Article

Factual Summary: To assure payment for the sale of cane sugar, Ultimate Buyer obtained a US$8,625,000 transferable commercial LC from Issuer in favor of Intermediary. The LC was then advised by Confirming Bank. Intermediary planned to use some of the LC to pay a yet-to-be determined Ultimate Supplier of cane sugar. When Intermediary reached an agreement with Ultimate Supplier to purchase sugar, Intermediary requested Confirming Bank to effect a partial transfer of the LC to the Ultimate Supplier. Allegedly, after assuring Intermediary that the transaction was acceptable, Confirming Bank refused to effect the transfer, purportedly stating that "it would not have agreed to the transaction if it had known sugar was involved." As a result, the transaction with the Ultimate Supplier was not consummated.

When Intermediary found another Ultimate Supplier, Confirming Bank again refused to effect the transfer request, stating "that accepting a nontransferable Letter of Credit and paying it to a third party might be illegal." The failure to effect a transfer resulted in the cancellation of the sale agreement between Intermediary and the new Ultimate Supplier.

Over the next few months, Intermediary and Ultimate Buyer amended their agreement twice and Intermediary made deals with several other suppliers. Lack of response and other delays on the part of Confirming Bank caused these deals to fall through. Ultimately, these delays caused Intermediary to lose its performance bond in the amount of US$176,000 which it had obtained as security in favor of Ultimate Buyer.

Claiming that it was wronged by Confirming Bank's refusal to effect a transfer, Intermediary sued Confirming Bank for breach of contract, promissory estoppel, and unjust enrichment. In the complaint, Intermediary alleged that Confirming Bank had agreed "to provide [Intermediary] with banking services which included [the] transfer and assignment of LCs. . ." Confirming Bank moved to dismiss on the ground that the complaint failed to state a cause of action. The trial court denied the motion to dismiss, ruling that the complaint stated causes of action on these allegations. On appeal, this ruling was affirmed.


Legal Analysis:

1. Express Agreement of Transfer; UCP500 Art. 48; Breach of Contract: Confirming Bank argued that the complaint alleged only that Confirming Bank made an implicit promise to transfer the LC by confirming a transferable LC. The Trial Judge had stated that "[i]f true, this argument would render the contract invalid under UCP[500] 48(c) [Transferable Credit], which states that a bank must transfer a letter of credit only on terms to which it expressly consents." The Judge nevertheless ruled that "[a] more natural reading of [the language in the complaint] is that [Confirming Bank] expressly agreed to transfer or assign the proceeds of letters of credit, along with providing other banking services." On appeal, the appellate division affirmed, ruling that an allegation in a complaint that a bank had expressly and specifically agreed to transfer a UCP500 LC was sufficient to permit a finding of express consent within the meaning of UCP500 Article 48(c) to the terms of the contemplated transfer and therefore stated a cause of action for breach of contract.

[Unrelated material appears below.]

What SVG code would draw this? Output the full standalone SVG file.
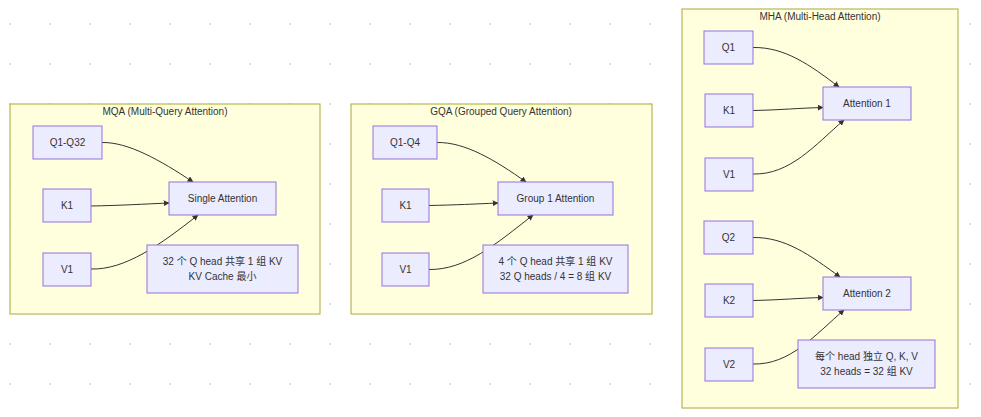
<svg xmlns="http://www.w3.org/2000/svg" width="981" height="417" viewBox="0 0 981 417">
<style>
text{font-family:"Liberation Sans","Noto Sans CJK SC",sans-serif;font-size:10px;fill:#333;text-anchor:middle;dominant-baseline:central}
.cl rect{fill:#ffffde;stroke:#aaaa33;stroke-width:1}
.nd rect{fill:#ececff;stroke:#9370db;stroke-width:1}
.ed path{fill:none;stroke:#333;stroke-width:1;marker-end:url(#arr)}
</style>
<defs>
<pattern id="dots" patternUnits="userSpaceOnUse" x="0" y="0" width="40" height="40">
<rect x="9" y="23" width="2" height="2" fill="#e0e0e0"/>
</pattern>
<marker id="arr" viewBox="0 0 10 10" refX="9" refY="5" markerWidth="6" markerHeight="6" markerUnits="userSpaceOnUse" orient="auto">
<path d="M0,0 L10,5 L0,10 z" fill="#333"/>
</marker>
</defs>
<rect width="981" height="417" fill="#fff"/>
<rect width="981" height="417" fill="url(#dots)"/>
<g id="clusters" class="cl">
<g id="MQA"><rect x="10" y="104" width="310" height="210"/><text x="165" y="111.5">MQA (Multi-Query Attention)</text></g>
<g id="GQA"><rect x="351" y="104" width="301" height="210"/><text x="501" y="111.5">GQA (Grouped Query Attention)</text></g>
<g id="MHA"><rect x="682" y="9" width="276" height="399"/><text x="820" y="16.5">MHA (Multi-Head Attention)</text></g>
</g>
<g id="edges" class="ed">
<path d="M102,142.5 C128,142 160,160 193,182"/>
<path d="M91,206 C120,205.5 145,204 169,203"/>
<path d="M91,269 C125,270 160,245 198,215"/>
<path d="M437,142.5 C465,142 495,160 526,182"/>
<path d="M429,205.5 C455,205 475,204 498,203"/>
<path d="M429,269.5 C465,270 495,245 533,215"/>
<path d="M753,47.5 C785,47 810,65 839,87"/>
<path d="M753,110.5 C780,110 800,108 823,107.5"/>
<path d="M753,174 C790,175 815,145 844,120"/>
<path d="M753,237.5 C785,237 810,255 840,277"/>
<path d="M753,300.5 C780,300 800,298 823,297.5"/>
<path d="M753,364 C790,365 815,335 844,310"/>
</g>
<g class="nd">
<g id="mqa_q"><rect x="33" y="126" width="69" height="33"/><text x="67.5" y="142.5">Q1-Q32</text></g>
<g id="mqa_k"><rect x="43" y="189" width="48" height="33"/><text x="67" y="205.5">K1</text></g>
<g id="mqa_v"><rect x="43" y="253" width="48" height="33"/><text x="67" y="269.5">V1</text></g>
<g id="mqa_att"><rect x="169" y="182" width="107" height="33"/><text x="222.5" y="198.5">Single Attention</text></g>
<g id="mqa_note"><rect x="147" y="245" width="151" height="48"/><text x="222.5" y="261.5">32 个 Q head 共享 1 组 KV</text><text x="222.5" y="276.5">KV Cache 最小</text></g>

<g id="gqa_q"><rect x="373" y="126" width="64" height="33"/><text x="405" y="142.5">Q1-Q4</text></g>
<g id="gqa_k"><rect x="382" y="189" width="47" height="33"/><text x="405.5" y="205.5">K1</text></g>
<g id="gqa_v"><rect x="382" y="253" width="47" height="33"/><text x="405.5" y="269.5">V1</text></g>
<g id="gqa_att"><rect x="498" y="182" width="115" height="33"/><text x="555.5" y="198.5">Group 1 Attention</text></g>
<g id="gqa_note"><rect x="483" y="245" width="145" height="48"/><text x="555.5" y="261.5">4 个 Q head 共享 1 组 KV</text><text x="555.5" y="276.5">32 Q heads / 4 = 8 组 KV</text></g>

<g id="mha_q1"><rect x="704" y="31" width="49" height="33"/><text x="728.5" y="47.5">Q1</text></g>
<g id="mha_k1"><rect x="705" y="94" width="48" height="33"/><text x="729" y="110.5">K1</text></g>
<g id="mha_v1"><rect x="705" y="158" width="48" height="33"/><text x="729" y="174.5">V1</text></g>
<g id="mha_att1"><rect x="823" y="87" width="88" height="33"/><text x="867" y="103.5">Attention 1</text></g>
<g id="mha_q2"><rect x="704" y="221" width="49" height="33"/><text x="728.5" y="237.5">Q2</text></g>
<g id="mha_k2"><rect x="705" y="284" width="48" height="33"/><text x="729" y="300.5">K2</text></g>
<g id="mha_v2"><rect x="705" y="348" width="48" height="33"/><text x="729" y="364.5">V2</text></g>
<g id="mha_att2"><rect x="823" y="277" width="88" height="33"/><text x="867" y="293.5">Attention 2</text></g>
<g id="mha_note"><rect x="798" y="340" width="137" height="48"/><text x="866.5" y="356.5">每个 head 独立 Q, K, V</text><text x="866.5" y="371.5">32 heads = 32 组 KV</text></g>
</g>
</svg>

2. Promissory Estoppel; Reliance; Performance Bond: The Trial Judge had stated that "under the doctrine of promissory estoppel, a clear and unambiguous promise binds the promissor if the promisee has suffered some detriment in relying upon it." The Judge then ruled that Intermediary stated a cause of action for promissory estoppel because its complaint claims to have relied, to its detriment, on a clear promise by Confirming Bank to transfer a standby LC. The appellate division affirmed, stating that "the complaint sufficiently alleges a 'clear and unambiguous promise' to sustain the cause of action for promissory estoppel."

3. Unjust Enrichment: The Trial Judge noted that the complaint alleged that Intermediary paid Confirming Bank fees for banking services for the purpose of transferring the LC. The Judge reasoned that if this allegation was true, allowing Confirming Bank to retain the fees could be unjust. The appellate division affirmed, stating that "[t]he allegations that [Intermediary] paid [Confirming Bank] the fees in connection with the $176,000 standby letter of credit, in the belief that [Confirming Bank] had promised to transfer the letter of credit, are sufficient to sustain the cause of action for unjust enrichment."